The day warmed up and there was actually a little sun shine. Our sleep at Villaines had used up our margin, so 20 kph and no more than an hour at each of the remaining controls would get us in just before the deadline. It didn’t seem like a lot of margin, so between Mortagne and Dreux I went to the front of the group and pushed the pace up. We got back on track and even had enough time for a short nap at Dreux.
The last leg from Dreux to Saint Quentin was a celebration. We were confident of the finish and just needed to keep a steady pace and suffer for four more hours. The organizers picked a beautiful route through wealthy suburbs of Paris, but they also managed to pick up some of the steepest hills of the whole ride. The scattered showers as we rolled into St Quentin were a fitting end to a difficult ride made even more difficult by the weather. There was a large crowd at the final roundabout on the way into the finish and they cheered and clapped. They were happy to see us and we were happy to be there. We chatted with other riders at the control while we waited to get our brevet cards stamped and collected.

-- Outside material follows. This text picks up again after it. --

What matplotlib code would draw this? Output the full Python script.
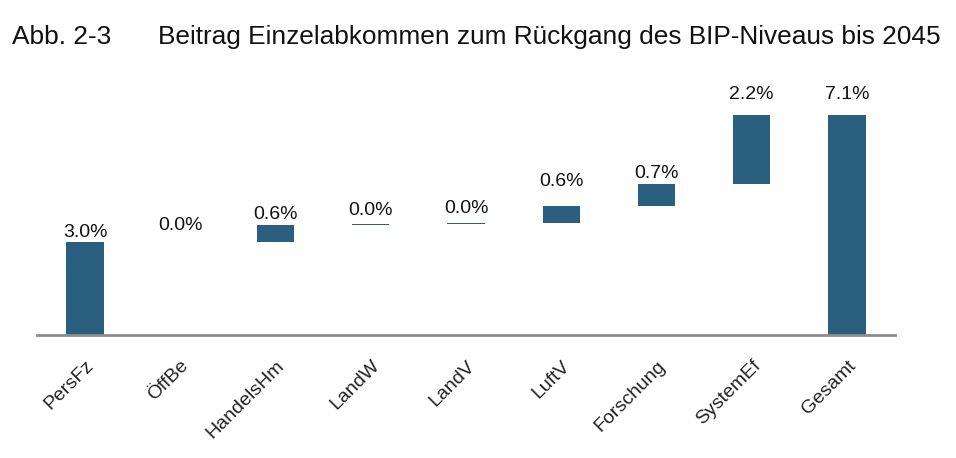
import matplotlib.pyplot as plt
import matplotlib.transforms as mtransforms

categories = ['PersFz', 'ÖffBe', 'HandelsHm', 'LandW', 'LandV',
              'LuftV', 'Forschung', 'SystemEf', 'Gesamt']
contrib = [3.0, 0.0, 0.56, 0.01, 0.03, 0.58, 0.71, 2.2]
labels = ['3.0%', '0.0%', '0.6%', '0.0%', '0.0%', '0.6%', '0.7%', '2.2%', '7.1%']
# extra space between bar top and its label, in points
label_gap = [1, 6, 1, 4, 5, 11, 1, 9, 9]

bar_color = '#2a5f80'

bottoms, heights = [], []
level = 0.0
for v in contrib:
    bottoms.append(level)
    heights.append(v)
    level += v
bottoms.append(0.0)
heights.append(level)

fig = plt.figure(figsize=(9.56, 4.58), dpi=100)
ax = fig.add_axes([37 / 956, 123 / 458, 858 / 956, 254 / 458])

x = range(len(categories))
ax.bar(x, heights, bottom=bottoms, width=0.39, color=bar_color)
for i, (b, h) in enumerate(zip(bottoms, heights)):
    ax.annotate(labels[i], (i, b + h), xytext=(0, label_gap[i]),
                textcoords='offset points', ha='center', va='bottom',
                fontsize=14, family='Liberation Sans', color='#111111')

ax.set_xlim(-0.504, len(categories) - 1 + 0.504)
ax.set_ylim(0, 8.2)
ax.set_yticks([])
ax.set_xticks(list(x))
ax.set_xticklabels(categories, rotation=45, ha='right', rotation_mode='anchor',
                   fontsize=14, family='Liberation Sans', color='#222222')
offset = mtransforms.ScaledTranslation(4 / 72, 0, fig.dpi_scale_trans)
for lab in ax.get_xticklabels():
    lab.set_transform(lab.get_transform() + offset)
ax.tick_params(axis='x', length=0, pad=16)
for s in ['top', 'right', 'left']:
    ax.spines[s].set_visible(False)
ax.spines['bottom'].set_color('#8c8c8c')
ax.spines['bottom'].set_linewidth(2)

fig.text(12 / 956, 1 - 37 / 458, 'Abb. 2-3', family='Liberation Sans', fontsize=18.9,
         va='center', ha='left', color='#111111')
fig.text(158 / 956, 1 - 37 / 458,
         'Beitrag Einzelabkommen zum Rückgang des BIP-Niveaus bis 2045',
         family='Liberation Sans', fontsize=18.9, va='center', ha='left', color='#111111')

fig.savefig('out.png', dpi=100)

The official time will eventually be published, but we ended up with about 88 hours used out of the 90 available. We took a few photos, grabbed our free drinks and headed home. The 5kms back to the hotel after stiffening up at the control were the most painful ones of the whole ride.
It was the longest and most difficult ride I’ve done. I always felt confident in finishing and the preparation and planning paid off. Riding with John Kramer also helped me to finish; his pacing and the wisdom he’d gained in multiple 1000km rides were both invaluable. The rain and cool weather increased the Did Not Finish (DNF) rate to 30%, and there were rumors of some serious injuries. I’m thankful for having completed the ride safely, for the opportunity to meet Randonneurs from all over the world, and especially for the opportunity to meet some of the friendly people of France.
My feet healed within a couple of days, I was back on the bike (riding slowly) after three days and the only lingering effect is some tingling in my fingers and toes that is slowly diminishing.